New from the Willis Music Company, Jason Sifford’s two books of Keybop each offer “11 jazzy solos for the young pianist”.
Not another set of jazzy books for young pianists, I hear you say. But stay with me, because these ones are really worth a look…
The first book in the series immediately impresses with its colourful, glossy eye-popping cover design, the publication as a whole screaming quality and oozing a professional design that sets it apart from the growing number of self-published music books on the market.
Kudos to the Willis Music Company for using extra thick paper too, delivering a book which is likely to withstand the wear and tear of continued use (and abuse!) by young players.
Within, there is a detailed introduction by Sifford, who tells the children learning this music (or perhaps rather their teachers and parents):
“As you learn these pieces, keep in mind that the printed music is only a starting point. your ear and your personality play important roles in interpreting the music as well, so if you feel like changing a dynamic marking, an articulation, or even some rhythms and notes here and there, please feel free to do so! The important thing is the groove, so keep that beat steady and fill the room with great music!”
As far as I’m concerned this is great advice (in terms of Sifford’s pieces at least) and though some teachers may disagree, it is certainly worth keeping the composer’s advice in mind!
Beyond the brilliant presentation, the big strength of this publication is the music, which is really excellent. It is no small feat to compose catchy, memorable pieces at this level; Sifford not only does so with aplomb, but has produced a collection that is commendable and surprising in its musical variety.
Of the 11 pieces in total, 10 include an “optional accompaniment”. Here is an ingenious touch: the pieces work well with just student parts, but are further brought to life by the addition of the duet parts, which reveal Sifford’s superb and stylish command of harmony, introducing musical language that players at this level may well not encounter elsewhere.
In terms of level, the cover informs us that Keybop 1 is suitable for “mid to late elementary” players. However, none of the pieces has a key signature (although many include accidentals), and while the player’s hands move around the piano, none necessitate extending the hand position by stretching or by passing the thumb under. One piece requires pedalling, but the teacher could do this when playing together.
Overall then, I would say that the music here compares with that set for the UK Initial Grade to approaching Grade 1. And indeed, it is this easy and early accessibility that makes this such a useful and welcome addition to the teaching repertoire.
It is quite rare to find music at this level which is as enjoyable, engaging and so catchy.
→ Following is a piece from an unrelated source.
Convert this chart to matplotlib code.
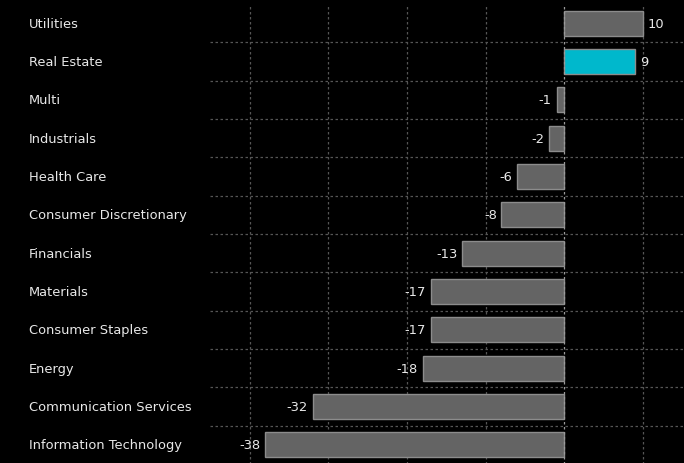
import matplotlib.pyplot as plt
import matplotlib.transforms as mtransforms
import numpy as np

sectors = ['Utilities', 'Real Estate', 'Multi', 'Industrials', 'Health Care',
           'Consumer Discretionary', 'Financials', 'Materials', 'Consumer Staples',
           'Energy', 'Communication Services', 'Information Technology']
values = [10, 9, -1, -2, -6, -8, -13, -17, -17, -18, -32, -38]
highlight = 'Real Estate'


def main():
	fig = plt.figure(figsize=(6.84, 4.64), dpi=100, facecolor='black')
	ax = fig.add_axes([210 / 684, -1 / 464, 474 / 684, 460 / 464])
	ax.set_facecolor('black')

	y = np.arange(len(sectors))
	colors = ['#00b8cc' if s == highlight else '#646464' for s in sectors]
	ax.barh(y, values, height=0.65, color=colors, edgecolor='#8c8c8c', linewidth=1, zorder=3)

	ax.set_xlim(-45.05, 15.2)
	ax.set_ylim(len(sectors) - 0.5, -0.5)

	# dotted grid: verticals at every 10, horizontals between rows
	for xv in range(-40, 20, 10):
		ax.axvline(xv, ymax=0.995, color='#555555' if xv else '#9a9a9a', linestyle=(0, (2, 2)),
				   linewidth=0.9, zorder=1 if xv else 4)
	for yb in y[:-1] + 0.5:
		ax.axhline(yb, color='#555555', linestyle=(0, (2, 2)), linewidth=0.9, zorder=1)

	for yi, v in zip(y, values):
		if v >= 0:
			ax.text(v + 0.6, yi, str(v), color='#e8e8e8', fontsize=9.4, va='center', ha='left', zorder=5)
		else:
			ax.text(v - 0.6, yi, str(v), color='#e8e8e8', fontsize=9.4, va='center', ha='right', zorder=5)

	trans = mtransforms.blended_transform_factory(fig.transFigure, ax.transData)
	for yi, s in zip(y, sectors):
		ax.text(29 / 684, yi, s, color='#e8e8e8', fontsize=9.4, va='center', ha='left',
				transform=trans, clip_on=False)

	[ax.spines[sp].set_visible(False) for sp in ax.spines]
	ax.set_xticks([])
	ax.set_yticks([])

	fig.savefig('out.png', dpi=100, facecolor='black')


if __name__ == '__main__':
	main()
Hours after playing through the book I was still hearing random snippets of the pieces as ear-worms!
The second book is for ”early intermediate” players, and would suit those around UK Grades 2-3. This being the case, I was surprised to see that (bar one piece in G major) key signatures are still not used, pieces in D minor and B minor appearing without.
Again, Sifford delivers an enjoyable mix of 11 fresh pieces in contemporary styles. None of the pieces in Keybop 2 includes the optional teacher duets of the first volume, but happily the student solo parts themselves begin to incorporate a richer harmonic interest.
In the first volume, Sifford explains his use of recurring patterns and suggests using rote teaching where appropriate. I see his pedagogic point, but from a musical perspective a few of the pieces in the second book begin to sound unnecessarily repetitive; I feel that players who have learnt to read well by this level might be more inspired by less predictable music.
That’s not to say there aren’t plenty of enjoyable pieces in Keybop 2, and some of them are indeed wonderfully imaginative. As a composer, Sifford clearly has a gift for turning simple ideas into something quite magical.
Further helping, where previously Sifford contributed a general introduction, this time he delivers background notes to each of the 11 pieces, adding to their imaginative reach.
For example, the lovely Bloom, which opens the collection, is still lovelier in conjunction with the composer’s description of a day in the life of a flower. Similarly, in Morning Glory the image of a kaleidoscope certainly adds colour.
Other highlights of Keybop 2 include the boogie-woogie pastiche Highway 56 and mischievous swing of Suspicious. These are great additions to the early intermediate repertoire.
Sifford’s pieces are really catchy, imaginative, and tremendous fun to play. I have no doubt that Keybop will cross borders to be enjoyed by young players everywhere.
I think both these volumes could have further benefitted from having online backing tracks, bringing this music even more vividly to life, and perhaps also opening up more opportunity to improvise around the material.
That and other minor reservations aside, Keybop is a great addition to the piano teaching literature, and one which I can strongly recommend to teachers. These terrific books are a blast. Do check them out!